AVAILABLE DATA:

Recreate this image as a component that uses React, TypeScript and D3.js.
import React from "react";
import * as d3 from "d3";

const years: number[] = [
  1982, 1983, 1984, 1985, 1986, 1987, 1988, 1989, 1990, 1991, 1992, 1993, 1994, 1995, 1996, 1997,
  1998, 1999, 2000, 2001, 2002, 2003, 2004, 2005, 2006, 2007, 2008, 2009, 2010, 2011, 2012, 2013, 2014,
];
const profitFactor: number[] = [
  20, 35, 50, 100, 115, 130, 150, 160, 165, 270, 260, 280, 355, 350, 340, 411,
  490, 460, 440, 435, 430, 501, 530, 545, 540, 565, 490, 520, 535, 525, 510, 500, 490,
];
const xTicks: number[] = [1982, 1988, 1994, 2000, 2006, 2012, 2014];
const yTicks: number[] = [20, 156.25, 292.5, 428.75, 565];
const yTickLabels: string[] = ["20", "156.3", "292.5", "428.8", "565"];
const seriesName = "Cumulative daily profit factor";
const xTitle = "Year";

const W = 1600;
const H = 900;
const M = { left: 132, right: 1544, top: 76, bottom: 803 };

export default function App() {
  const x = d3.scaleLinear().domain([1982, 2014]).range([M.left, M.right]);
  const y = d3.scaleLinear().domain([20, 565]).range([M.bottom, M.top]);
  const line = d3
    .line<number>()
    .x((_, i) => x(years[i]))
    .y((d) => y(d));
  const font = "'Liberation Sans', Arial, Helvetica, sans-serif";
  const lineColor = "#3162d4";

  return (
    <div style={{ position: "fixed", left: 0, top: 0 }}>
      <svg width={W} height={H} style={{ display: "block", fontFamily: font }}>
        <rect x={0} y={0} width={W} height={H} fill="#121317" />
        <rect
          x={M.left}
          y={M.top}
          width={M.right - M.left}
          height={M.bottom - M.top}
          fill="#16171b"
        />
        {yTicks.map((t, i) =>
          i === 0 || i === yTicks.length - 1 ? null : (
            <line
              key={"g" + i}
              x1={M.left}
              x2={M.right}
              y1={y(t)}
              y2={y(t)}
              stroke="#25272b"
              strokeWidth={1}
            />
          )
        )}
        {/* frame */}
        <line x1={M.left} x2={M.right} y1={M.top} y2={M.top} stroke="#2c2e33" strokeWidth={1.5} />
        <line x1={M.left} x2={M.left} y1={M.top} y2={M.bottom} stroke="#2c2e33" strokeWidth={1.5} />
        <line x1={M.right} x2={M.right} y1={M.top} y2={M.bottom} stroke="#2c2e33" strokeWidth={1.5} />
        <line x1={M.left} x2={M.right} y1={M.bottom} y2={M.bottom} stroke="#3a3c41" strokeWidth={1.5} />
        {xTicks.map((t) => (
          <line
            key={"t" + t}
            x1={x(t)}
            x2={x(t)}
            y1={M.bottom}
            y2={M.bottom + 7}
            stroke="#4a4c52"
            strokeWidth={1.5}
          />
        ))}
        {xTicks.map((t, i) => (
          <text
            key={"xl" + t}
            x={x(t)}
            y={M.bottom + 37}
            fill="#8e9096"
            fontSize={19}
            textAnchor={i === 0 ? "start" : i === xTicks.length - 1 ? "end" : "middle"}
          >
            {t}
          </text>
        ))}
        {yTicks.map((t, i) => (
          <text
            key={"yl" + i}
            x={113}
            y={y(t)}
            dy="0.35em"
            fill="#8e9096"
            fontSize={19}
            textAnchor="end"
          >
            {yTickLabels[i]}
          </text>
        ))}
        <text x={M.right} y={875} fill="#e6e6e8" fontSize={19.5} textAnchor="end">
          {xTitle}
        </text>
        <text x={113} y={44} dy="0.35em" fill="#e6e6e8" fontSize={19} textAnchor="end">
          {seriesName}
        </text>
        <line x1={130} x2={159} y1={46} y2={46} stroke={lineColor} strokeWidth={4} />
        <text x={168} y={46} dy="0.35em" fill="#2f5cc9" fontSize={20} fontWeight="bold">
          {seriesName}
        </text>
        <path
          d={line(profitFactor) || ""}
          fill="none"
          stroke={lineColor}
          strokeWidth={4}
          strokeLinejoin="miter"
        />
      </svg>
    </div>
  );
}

REQUIRED WORK: Please write out exactly the lines from the start of the data through the line that contains "import * as", both ends included, and nothing else.

WRITTEN RESPONSE:
Recreate this image as a component that uses React, TypeScript and D3.js.
import React from "react";
import * as d3 from "d3";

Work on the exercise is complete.